Competitive Benchmarking in a Crowded Market
VinFast enters an Indian EV sector currently dominated by Tata Motors and Mahindra & Mahindra, which together command the majority of the domestic passenger electric vehicle market. Tata Motors, in particular, continues to scale its EV portfolio, recently crossing the 10,000-unit monthly sales mark. VinFast’s strategy to leverage the 'Green SM' fleet—debuting in Delhi-NCR on June 5—serves as a high-visibility marketing engine. By deploying a dedicated fleet of Limo Green MPVs, the company is attempting to force brand familiarity among urban commuters, a necessary tactic given its lack of historical footprint compared to established local giants. The company’s focus on 15,000 taxis by early 2027 reflects an attempt to create a captive ecosystem for its vehicles, insulating them from the volatility of retail consumer demand while simultaneously building scale.

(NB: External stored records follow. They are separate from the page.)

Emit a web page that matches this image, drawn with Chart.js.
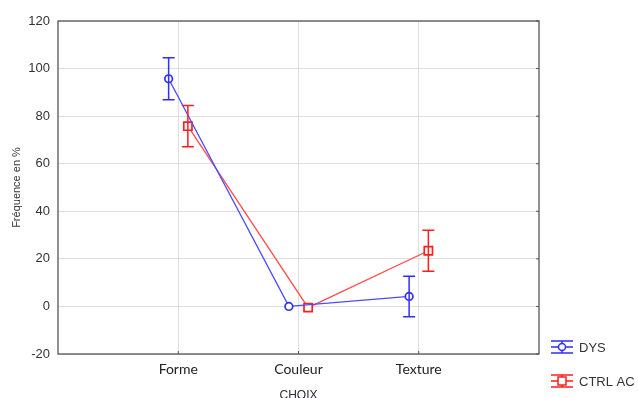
<!DOCTYPE html>
<html>
<head>
<meta charset="utf-8">
<script src="https://cdn.jsdelivr.net/npm/chart.js@4"></script>
<style>
html,body{margin:0;padding:0;background:#fff;}
#wrap{width:638px;height:398px;}
</style>
</head>
<body>
<div id="wrap"><canvas id="c" width="638" height="398"></canvas></div>
<script>
const categories = ['Forme', 'Couleur', 'Texture'];
const seriesNames = ['DYS', 'CTRL AC'];
const dysValues = [95.7, 0, 4.2];
const dysErrors = [8.8, 0, 8.5];
const ctrlValues = [75.8, -0.5, 23.4];
const ctrlErrors = [8.7, 0, 8.6];
const yTickMin = -20, yTickMax = 120, yTickStep = 20;
const xAxisTitle = 'CHOIX';
const yAxisTitle = 'Fréquence en %';

const BLUE = '#2f2ff5', BLUE_LINE = '#4a4aff';
const RED = '#ff1e1e', RED_LINE = '#ff4a4a';
const OFFSET = 0.08;

function pts(vals, off){ return vals.map((v,i)=>({x:i+1+off, y:v})); }

const errorBars = {
  id:'errorBars',
  afterDatasetsDraw(chart){
    const ctx = chart.ctx, ys = chart.scales.y, xs = chart.scales.x;
    chart.data.datasets.forEach((ds)=>{
      if(!ds.errors) return;
      ctx.save();
      ctx.strokeStyle = ds.borderColorErr; ctx.lineWidth = 1.5;
      ds.data.forEach((p,i)=>{
        const e = ds.errors[i]; if(!e) return;
        const x = xs.getPixelForValue(p.x);
        const y1 = ys.getPixelForValue(p.y+e), y2 = ys.getPixelForValue(p.y-e);
        ctx.beginPath();
        ctx.moveTo(x,y1); ctx.lineTo(x,y2);
        ctx.moveTo(x-6,y1); ctx.lineTo(x+6,y1);
        ctx.moveTo(x-6,y2); ctx.lineTo(x+6,y2);
        ctx.stroke();
      });
      ctx.restore();
    });
  }
};

const frame = {
  id:'frame',
  afterDraw(chart){
    const {ctx, chartArea:a} = chart;
    ctx.save();
    ctx.strokeStyle = '#555'; ctx.lineWidth = 1.3;
    ctx.strokeRect(a.left, a.top, a.right-a.left, a.bottom-a.top);
    ctx.lineWidth = 1;
    const ys = chart.scales.y, xs = chart.scales.x;
    for(let v=yTickMin; v<=yTickMax; v+=yTickStep){
      const y = ys.getPixelForValue(v);
      ctx.beginPath(); ctx.moveTo(a.right-3,y); ctx.lineTo(a.right,y); ctx.stroke();
    }
    categories.forEach((c,i)=>{
      const x = xs.getPixelForValue(i+1);
      ctx.beginPath(); ctx.moveTo(x,a.bottom-3); ctx.lineTo(x,a.bottom); ctx.stroke();
    });
    // legend
    const items = chart.data.datasets;
    const lx = 562, lys = [347, 381];
    items.forEach((ds,k)=>{
      const y = lys[k];
      ctx.strokeStyle = ds.borderColorErr; ctx.lineWidth = 1.5;
      ctx.beginPath();
      ctx.moveTo(lx-11,y-6); ctx.lineTo(lx+11,y-6);
      ctx.moveTo(lx-11,y); ctx.lineTo(lx+11,y);
      ctx.moveTo(lx-11,y+6); ctx.lineTo(lx+11,y+6);
      ctx.moveTo(lx,y-6); ctx.lineTo(lx,y+6);
      ctx.stroke();
      ctx.fillStyle='#fff';
      if(ds.pointStyle==='circle'){
        ctx.beginPath(); ctx.arc(lx,y,3.5,0,Math.PI*2); ctx.fill(); ctx.stroke();
      } else {
        ctx.fillRect(lx-4,y-4,8,8); ctx.strokeRect(lx-4,y-4,8,8);
      }
      ctx.fillStyle='#333'; ctx.font='13px "Liberation Sans", Arial, sans-serif';
      ctx.textBaseline='middle'; ctx.textAlign='left';
      ctx.fillText(ds.label, 579, y+1);
    });
    ctx.restore();
  }
};

new Chart(document.getElementById('c'), {
  type:'line',
  data:{
    datasets:[
      {label:seriesNames[0], data:pts(dysValues,-OFFSET), errors:dysErrors, borderColorErr:BLUE,
       borderColor:BLUE_LINE, borderWidth:1.3, pointStyle:'circle', pointRadius:3.8, pointBorderWidth:1.7,
       pointBorderColor:BLUE, pointBackgroundColor:'#fff', tension:0},
      {label:seriesNames[1], data:pts(ctrlValues,OFFSET), errors:ctrlErrors, borderColorErr:RED,
       borderColor:RED_LINE, borderWidth:1.3, pointStyle:'rect', pointRadius:5.8, pointBorderWidth:1.7,
       pointBorderColor:RED, pointBackgroundColor:'#fff', tension:0}
    ]
  },
  options:{
    responsive:false, animation:false, devicePixelRatio:1,
    layout:{padding:{top:21,right:99,left:0,bottom:0}},
    plugins:{legend:{display:false}, tooltip:{enabled:false}},
    scales:{
      x:{type:'linear', min:0, max:categories.length+1,
        afterBuildTicks(s){ s.ticks = categories.map((c,i)=>({value:i+1})); },
        afterFit(s){ s.height = 44; },
        border:{display:false},
        grid:{color:'#dedede', lineWidth:1, drawTicks:false},
        ticks:{autoSkip:false, maxRotation:0, padding:7, color:'#222',
          font:{family:'Lato, "Open Sans", sans-serif', size:14},
          callback:(v)=>categories[v-1] || ''},
        title:{display:true, text:xAxisTitle, color:'#2a2a3a', padding:{top:0,bottom:-5},
          font:{family:'"Liberation Sans", Arial, sans-serif', size:12}}
      },
      y:{min:yTickMin, max:yTickMax,
        afterFit(s){ s.width = 58; },
        border:{display:false},
        grid:{color:'#dedede', lineWidth:1, drawTicks:false},
        ticks:{stepSize:yTickStep, padding:8, color:'#333',
          font:{family:'"Liberation Sans", Arial, sans-serif', size:13}},
        title:{display:true, text:yAxisTitle, color:'#3a3330', padding:{top:10,bottom:0},
          font:{family:'"Liberation Sans", Arial, sans-serif', size:11}}
      }
    }
  },
  plugins:[errorBars, frame]
});
</script>
</body>
</html>
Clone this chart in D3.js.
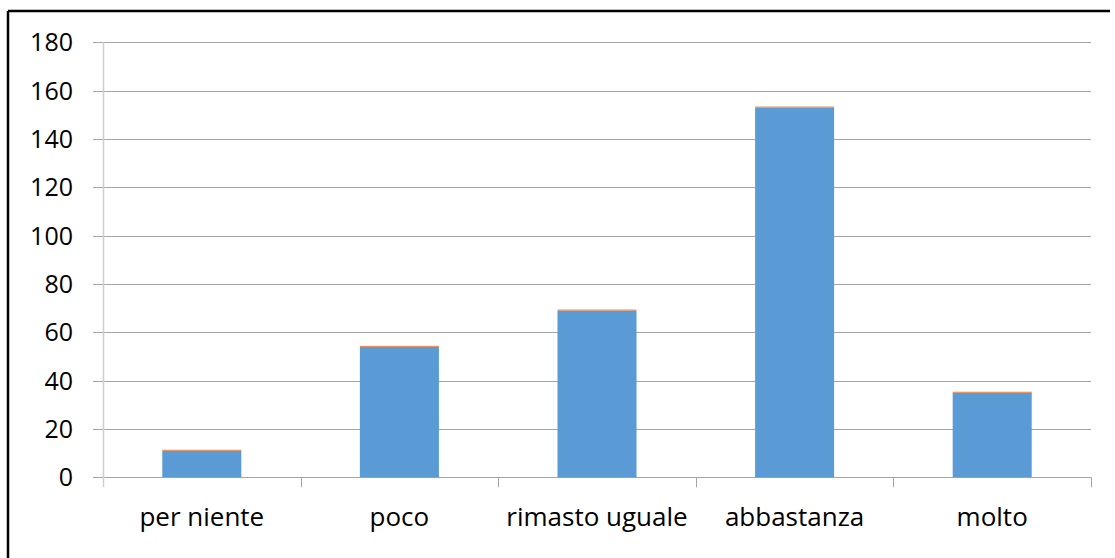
<!DOCTYPE html>
<html>
<head>
<meta charset="utf-8">
<script src="https://cdn.jsdelivr.net/npm/d3@7"></script>
<style>
  html, body { margin: 0; padding: 0; background: #fff; }
  svg { display: block; }
  text { font-family: "Open Sans", "Liberation Sans", sans-serif; fill: #000; }
</style>
</head>
<body>
<svg id="chart" width="1115" height="558"></svg>
<script>
// Survey answers and counts
const categories = ["per niente", "poco", "rimasto uguale", "abbastanza", "molto"];
const counts = [11, 54, 69, 153, 35];
// thin second series stacked on top of each bar
const extra = [0.4, 0.4, 0.4, 0.4, 0.4];
const yTicks = [0, 20, 40, 60, 80, 100, 120, 140, 160, 180];

const svg = d3.select("#chart");
const W = 1115, H = 558;
const plot = { left: 103, right: 1091, top: 42.3, bottom: 477.3 };

// outer frame: top and left edges
svg.append("line").attr("x1", 8).attr("x2", 1110).attr("y1", 11).attr("y2", 11)
  .attr("stroke", "#000").attr("stroke-width", 2.5);
svg.append("line").attr("x1", 8).attr("x2", 8).attr("y1", 11).attr("y2", H)
  .attr("stroke", "#000").attr("stroke-width", 2.5);

const x = d3.scaleBand().domain(categories)
  .range([plot.left, plot.right]).paddingInner(0.6).paddingOuter(0.3);
const xBoundary = d3.scaleBand().domain(categories)
  .range([plot.left, plot.right]).padding(0);
const y = d3.scaleLinear().domain([0, 180]).range([plot.bottom, plot.top]);

// horizontal gridlines
svg.append("g").selectAll("line").data(yTicks).join("line")
  .attr("x1", plot.left - 10).attr("x2", plot.right)
  .attr("y1", d => Math.round(y(d)) + 0.5).attr("y2", d => Math.round(y(d)) + 0.5)
  .attr("stroke", "#a6a6a6").attr("stroke-width", 1);

// vertical axis line
svg.append("line")
  .attr("x1", plot.left + 0.5).attr("x2", plot.left + 0.5)
  .attr("y1", plot.top).attr("y2", plot.bottom + 10)
  .attr("stroke", "#d0d0d0").attr("stroke-width", 1.5);

// category boundary ticks below the baseline
const bounds = categories.slice(1).map(c => xBoundary(c)).concat([plot.right]);
svg.append("g").selectAll("line").data(bounds).join("line")
  .attr("x1", d => Math.round(d) + 0.5).attr("x2", d => Math.round(d) + 0.5)
  .attr("y1", plot.bottom).attr("y2", plot.bottom + 10)
  .attr("stroke", "#a6a6a6").attr("stroke-width", 1);

// y tick labels
svg.append("g").selectAll("text").data(yTicks).join("text")
  .attr("x", 73).attr("y", d => y(d)).attr("dy", "0.36em")
  .attr("text-anchor", "end").attr("font-size", 25)
  .text(d => d);

// bars
svg.append("g").selectAll("rect").data(categories).join("rect")
  .attr("x", d => x(d)).attr("width", x.bandwidth())
  .attr("y", (d, i) => y(counts[i])).attr("height", (d, i) => y(0) - y(counts[i]))
  .attr("fill", "#5b9bd5");
svg.append("g").selectAll("rect").data(categories).join("rect")
  .attr("x", d => x(d)).attr("width", x.bandwidth())
  .attr("y", (d, i) => y(counts[i] + extra[i]))
  .attr("height", (d, i) => y(counts[i]) - y(counts[i] + extra[i]))
  .attr("fill", "#ed7d31");

// category labels
svg.append("g").selectAll("text").data(categories).join("text")
  .attr("x", d => x(d) + x.bandwidth() / 2).attr("y", 526)
  .attr("text-anchor", "middle").attr("font-size", 26)
  .text(d => d);
</script>
</body>
</html>
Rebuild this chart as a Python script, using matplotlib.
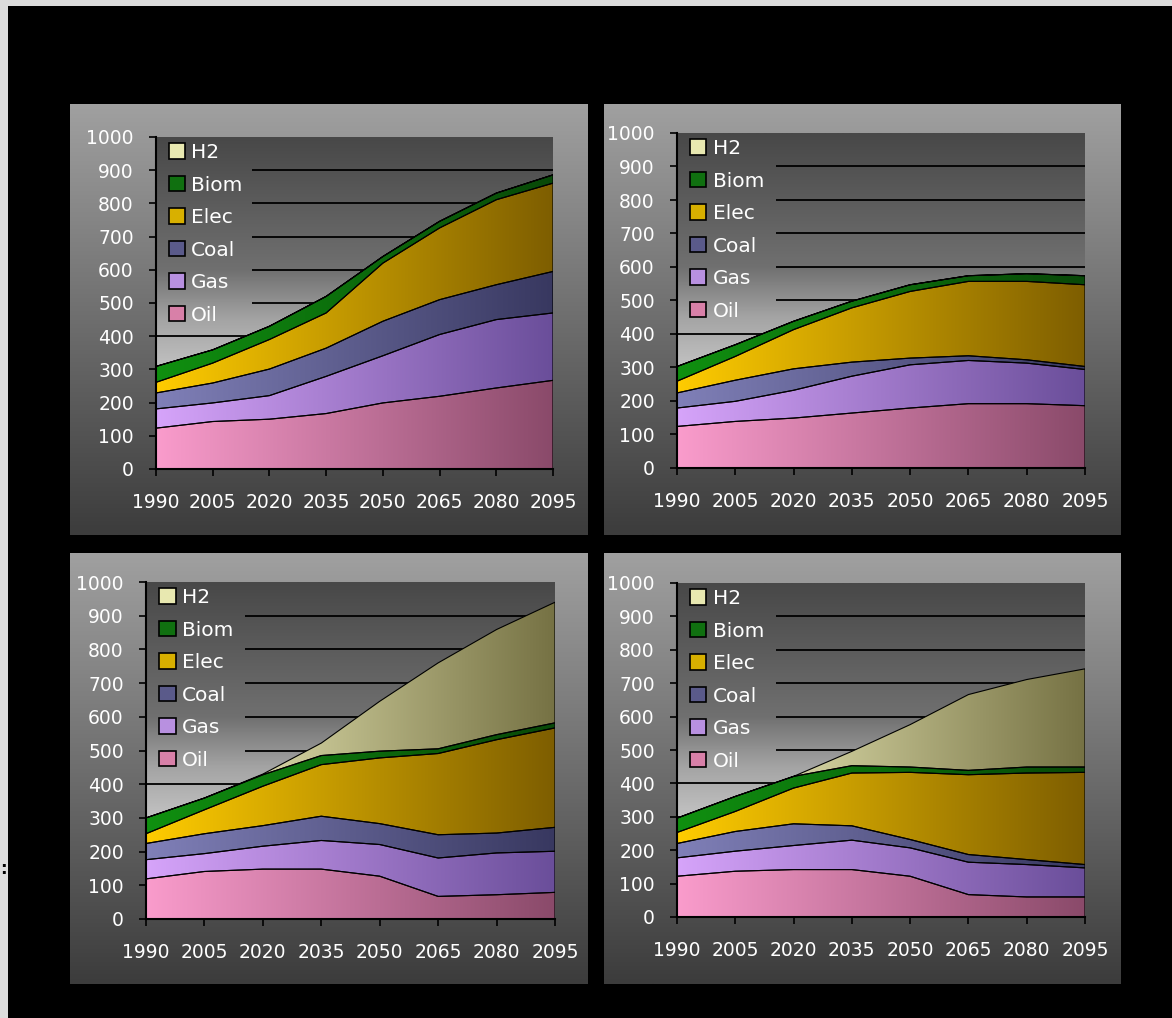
import numpy as np
import matplotlib.pyplot as plt
from matplotlib.colors import LinearSegmentedColormap
from matplotlib.patches import Rectangle, Patch

plt.rcParams['font.family'] = ['DejaVu Sans']

# data (values per layer, stacked from the bottom)
years = [1990, 2005, 2020, 2035, 2050, 2065, 2080, 2095]
xticks = [1990, 2005, 2020, 2035, 2050, 2065, 2080, 2095]
yticks = [0, 100, 200, 300, 400, 500, 600, 700, 800, 900, 1000]
series = ['Oil', 'Gas', 'Coal', 'Elec', 'Biom', 'H2']

# top left
oil_1 = [123, 143, 150, 167, 199, 219, 244, 267]
gas_1 = [58, 56, 71, 112, 142, 186, 206, 203]
coal_1 = [48, 60, 80, 85, 104, 105, 105, 125]
elec_1 = [32, 60, 89, 106, 175, 216, 256, 266]
biom_1 = [48, 40, 40, 50, 20, 20, 20, 25]
h2_1 = [0, 0, 0, 0, 0, 0, 0, 0]

# top right
oil_2 = [124, 139, 149, 164, 179, 192, 192, 186]
gas_2 = [55, 60, 83, 110, 129, 129, 121, 108]
coal_2 = [45, 63, 64, 42, 20, 14, 10, 9]
elec_2 = [35, 71, 117, 162, 199, 222, 234, 244]
biom_2 = [44, 35, 25, 20, 20, 17, 23, 27]
h2_2 = [0, 0, 0, 0, 0, 0, 0, 0]

# bottom left
oil_3 = [119, 141, 148, 148, 127, 67, 72, 79]
gas_3 = [57, 53, 68, 85, 94, 114, 124, 122]
coal_3 = [48, 59, 61, 72, 62, 69, 59, 71]
elec_3 = [29, 71, 117, 153, 195, 241, 277, 295]
biom_3 = [47, 35, 34, 27, 20, 14, 15, 15]
h2_3 = [0, 0, 2, 37, 148, 255, 312, 358]

# bottom right
oil_4 = [122, 137, 142, 142, 122, 67, 60, 60]
gas_4 = [55, 60, 72, 88, 85, 97, 97, 87]
coal_4 = [43, 59, 65, 43, 25, 23, 15, 10]
elec_4 = [33, 60, 107, 158, 201, 239, 259, 276]
biom_4 = [43, 45, 35, 22, 16, 13, 18, 16]
h2_4 = [0, 0, 0, 43, 127, 227, 262, 294]

panel_data = [
    [oil_1, gas_1, coal_1, elec_1, biom_1, h2_1],
    [oil_2, gas_2, coal_2, elec_2, biom_2, h2_2],
    [oil_3, gas_3, coal_3, elec_3, biom_3, h2_3],
    [oil_4, gas_4, coal_4, elec_4, biom_4, h2_4],
]

# colours: (left, right) of the horizontal gradient
grad_colors = {
    'Oil': ('#fa9ccc', '#8a4a6a'),
    'Gas': ('#d6a4fa', '#6a4e9a'),
    'Coal': ('#8080b8', '#383860'),
    'Elec': ('#ffcc00', '#7e5e00'),
    'Biom': ('#109010', '#084808'),
    'H2': ('#fbfbc8', '#767244'),
}
legend_colors = {
    'Oil': '#d880a8', 'Gas': '#b890e0', 'Coal': '#5a5a8a',
    'Elec': '#d8b000', 'Biom': '#107010', 'H2': '#e8e8b0',
}

W, H = 1172, 1018


def fig_box(x0, y0, x1, y1):
    return [x0 / W, 1 - y1 / H, (x1 - x0) / W, (y1 - y0) / H]


outer_boxes = [(70, 104, 587, 535), (604, 104, 1121, 535),
               (70, 553, 587, 984), (604, 553, 1121, 984)]
plot_boxes = [(156, 137, 553, 469), (677, 133, 1085, 468),
              (146, 582, 555, 919), (677, 583, 1085, 917)]

fig = plt.figure(figsize=(W / 100, H / 100), dpi=100, facecolor='#dcdcdc')
fig.add_artist(Rectangle((8 / W, 0), 1, 1 - 6 / H, transform=fig.transFigure,
                         facecolor='black', edgecolor='none', zorder=0))
fig.text(0.0, 1 - 869 / H, ':', color='black', fontsize=12, fontweight='bold',
         ha='left', va='center')

panel_cmap = LinearSegmentedColormap.from_list('panel', ['#3c3c3c', '#a0a0a0'])
area_cmap = LinearSegmentedColormap.from_list(
    'area', [(0, '#d2d2d2'), (0.3, '#c2c2c2'), (0.45, '#a4a4a4'),
             (0.6, '#707070'), (1.0, '#484848')])
vgrad = np.linspace(0, 1, 256).reshape(-1, 1)
hgrad = np.linspace(0, 1, 256).reshape(1, -1)

for i in range(4):
    # panel background
    bg = fig.add_axes(fig_box(*outer_boxes[i]), zorder=1)
    bg.imshow(vgrad, cmap=panel_cmap, origin='lower', aspect='auto', extent=[0, 1, 0, 1])
    bg.axis('off')

    ax = fig.add_axes(fig_box(*plot_boxes[i]), zorder=2)
    ax.set_facecolor('none')
    ax.imshow(vgrad, cmap=area_cmap, origin='lower', aspect='auto',
              extent=[1990, 2095, 0, 1000], zorder=0)

    # grid lines (the legend hides their left part above 400)
    ax.hlines([500, 600, 700, 800, 900], 2015.5, 2095, color='black', lw=1.3, zorder=1)
    ax.hlines([100, 200, 300, 400], 1990, 2095, color='black', lw=1.3, zorder=1)

    lower = np.zeros(len(years))
    for name, vals in zip(series, panel_data[i]):
        upper = lower + np.array(vals)
        poly = ax.fill_between(years, lower, upper, facecolor='none',
                               edgecolor='black', linewidth=0.8, zorder=4)
        cmap = LinearSegmentedColormap.from_list(name, grad_colors[name])
        im = ax.imshow(hgrad, cmap=cmap, aspect='auto', extent=[1990, 2095, 0, 1000],
                       zorder=3, interpolation='bilinear')
        im.set_clip_path(poly.get_paths()[0], transform=ax.transData)
        lower = upper

    ax.set_xlim(1990, 2095)
    ax.set_ylim(0, 1000)
    ax.set_xticks(xticks)
    ax.set_yticks(yticks)
    for s in ['top', 'right']:
        ax.spines[s].set_visible(False)
    for s in ['left', 'bottom']:
        ax.spines[s].set_color('black')
        ax.spines[s].set_linewidth(1.5)
        ax.spines[s].set_zorder(6)
    ax.tick_params(axis='both', colors='black', labelcolor='white', labelsize=13.5,
                   length=5, width=1.2, direction='out')
    ax.tick_params(axis='x', pad=12)
    ax.tick_params(axis='y', pad=11)

    handles = [Patch(facecolor=legend_colors[n], edgecolor='black', linewidth=1.2)
               for n in reversed(series)]
    leg = ax.legend(handles, list(reversed(series)), loc='upper left',
                    bbox_to_anchor=(0.018, 1.0), frameon=False, fontsize=14.5,
                    labelcolor='white', handlelength=0.8, handleheight=0.8,
                    handletextpad=0.3, labelspacing=0.67, borderaxespad=0,
                    borderpad=0.3)
    leg.set_zorder(7)

fig.savefig('out.png', dpi=100, facecolor=fig.get_facecolor())
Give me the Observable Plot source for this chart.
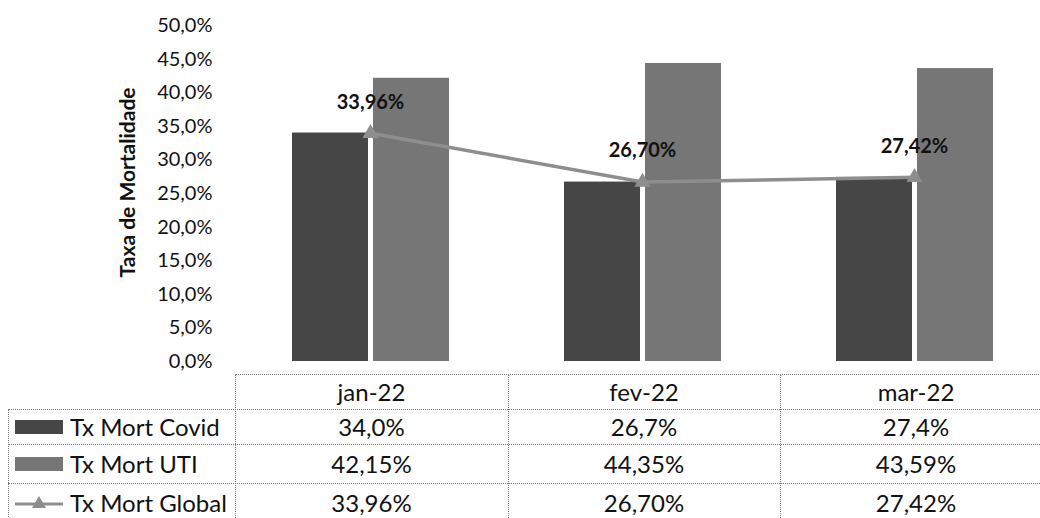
<!DOCTYPE html>
<html><head><meta charset="utf-8">
<script src="https://cdn.jsdelivr.net/npm/d3@7"></script>
<script src="https://cdn.jsdelivr.net/npm/@observablehq/plot@0.6"></script>
<style>
body{margin:0;background:#fff;font-family:Lato,sans-serif;}
#wrap{position:relative;width:1040px;height:518px;overflow:hidden;background:#fff;}
#chart svg{display:block;}
.hl{position:absolute;border-top:1px dotted #777;height:0;}
.vl{position:absolute;border-left:1px dotted #777;width:0;}
.cell{position:absolute;display:flex;align-items:center;font-size:24px;color:#111;white-space:nowrap;}
.c{justify-content:center;}
</style></head><body>
<div id="wrap"><div id="chart"></div></div>
<script>
const months = ["jan-22", "fev-22", "mar-22"];
const covid = [34.0, 26.7, 27.4];
const uti = [42.15, 44.35, 43.59];
const globalRate = [33.96, 26.70, 27.42];
const seriesNames = ["Tx Mort Covid", "Tx Mort UTI", "Tx Mort Global"];
const yTicks = [0, 5, 10, 15, 20, 25, 30, 35, 40, 45, 50];
const yTitle = "Taxa de Mortalidade";

const fmt = (v, d) => v.toFixed(d).replace(".", ",") + "%";
const rows = months.map((m, i) => ({month: m, covid: covid[i], uti: uti[i], global: globalRate[i]}));

const cCovid = "#464646", cUti = "#767676", cLine = "#8e8e8e";

const chart = Plot.plot({
  width: 1040, height: 372,
  marginLeft: 235, marginRight: 0, marginTop: 25, marginBottom: 11,
  style: {fontFamily: "Lato, sans-serif", fontSize: "20px", background: "#fff", color: "#111"},
  x: {domain: months, range: [235, 1052], padding: 0, axis: null},
  y: {domain: [0, 50], range: [361, 25], ticks: yTicks, tickSize: 0, tickPadding: 23, tickFormat: d => fmt(d, 1), label: null},
  marks: [
    Plot.barY(rows, {x: "month", y: "covid", fill: cCovid, insetLeft: 56, insetRight: 140}),
    Plot.barY(rows, {x: "month", y: "uti", fill: cUti, insetLeft: 137, insetRight: 59}),
    Plot.line(rows, {x: "month", y: "global", stroke: cLine, strokeWidth: 3.5, dx: -2}),
    Plot.dot(rows, {x: "month", y: "global", symbol: "triangle", r: 6, fill: cLine, stroke: null, dx: -2}),
    Plot.text(rows, {x: "month", y: "global", text: d => fmt(d.global, 2), dx: -2, dy: -31, fontWeight: "bold", fontSize: 20, fill: "#111"}),
    Plot.text([yTitle], {frameAnchor: "left", textAnchor: "middle", text: d => d, rotate: -90, dx: -107, dy: -11, fontWeight: "bold", fontSize: 21, fill: "#111"})
  ]
});
document.getElementById("chart").appendChild(chart);

// data table (legend) below the chart
const wrap = document.getElementById("wrap");
function add(cls, style, html) {
  const e = document.createElement("div");
  e.className = cls;
  Object.assign(e.style, style);
  if (html !== undefined) e.innerHTML = html;
  wrap.appendChild(e);
  return e;
}
const colX = [235, 508, 780, 1052];
const rowY = [374, 409, 444, 483, 522];
add("hl", {left: "235px", top: rowY[0] + "px", width: "820px"});
for (let r = 1; r < 4; r++) add("hl", {left: "8px", top: rowY[r] + "px", width: "1040px"});
add("vl", {left: "8px", top: rowY[1] + "px", height: "120px"});
for (let c = 0; c < 3; c++) add("vl", {left: colX[c] + "px", top: rowY[0] + "px", height: "150px"});
months.forEach((m, i) => add("cell c", {left: colX[i] + "px", width: (colX[i+1] - colX[i]) + "px", top: rowY[0] + "px", height: (rowY[1] - rowY[0]) + "px"}, m));
const tableVals = [covid.map(v => fmt(v, 1)), uti.map(v => fmt(v, 2)), globalRate.map(v => fmt(v, 2))];
const swatches = [
  `<svg width="48" height="14" style="margin-right:7px"><rect width="48" height="14" fill="${cCovid}"/></svg>`,
  `<svg width="48" height="14" style="margin-right:7px"><rect width="48" height="14" fill="${cUti}"/></svg>`,
  `<svg width="48" height="16" style="margin-right:7px"><line x1="0" x2="48" y1="9" y2="9" stroke="${cLine}" stroke-width="3"/><path d="M24,1 L31,13 L17,13 Z" fill="${cLine}"/></svg>`
];
seriesNames.forEach((s, r) => {
  const top = rowY[r+1], h = rowY[r+2] - rowY[r+1];
  add("cell", {left: "15px", width: "220px", top: top + "px", height: h + "px"}, swatches[r] + s);
  tableVals[r].forEach((v, i) => add("cell c", {left: colX[i] + "px", width: (colX[i+1] - colX[i]) + "px", top: top + "px", height: h + "px"}, v));
});
</script>
</body></html>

The Forensic Bear Case: Financial Sustainability
The ambition of the India project is contrasted by significant structural risks documented in recent regulatory filings. VinFast’s global operations remain deeply loss-making, with 2025 net losses reaching approximately $3.96 billion. Auditors have repeatedly raised concerns regarding the company’s ability to continue as a going concern, highlighting heavy reliance on founder-led capital injections and debt support. While the recent reorganization of its manufacturing business aims to shift toward an asset-light model, skeptics point to the complexity of these transactions and the potential governance red flags involved. Unlike competitors with diversified revenue streams and stronger balance sheets, VinFast’s India roadmap is tethered to a model that has yet to demonstrate self-sustaining profitability in its primary markets.
The Future Outlook
Wall Street maintains a divergent view on VinFast’s trajectory. While institutional consensus remains cautious, some analysts hold a bullish stance on the company's long-term potential, citing price targets that reflect a massive upside if the company hits its scaling milestones. The immediate success of the Green SM fleet in Delhi-NCR will be the first test of whether this capital-intensive, controlled-ecosystem model can endure the intense price sensitivity of the Indian automotive sector. Investors will be looking toward upcoming quarterly earnings to confirm if the operational efficiencies gained from the Thoothukudi plant can meaningfully narrow the company's net loss margins.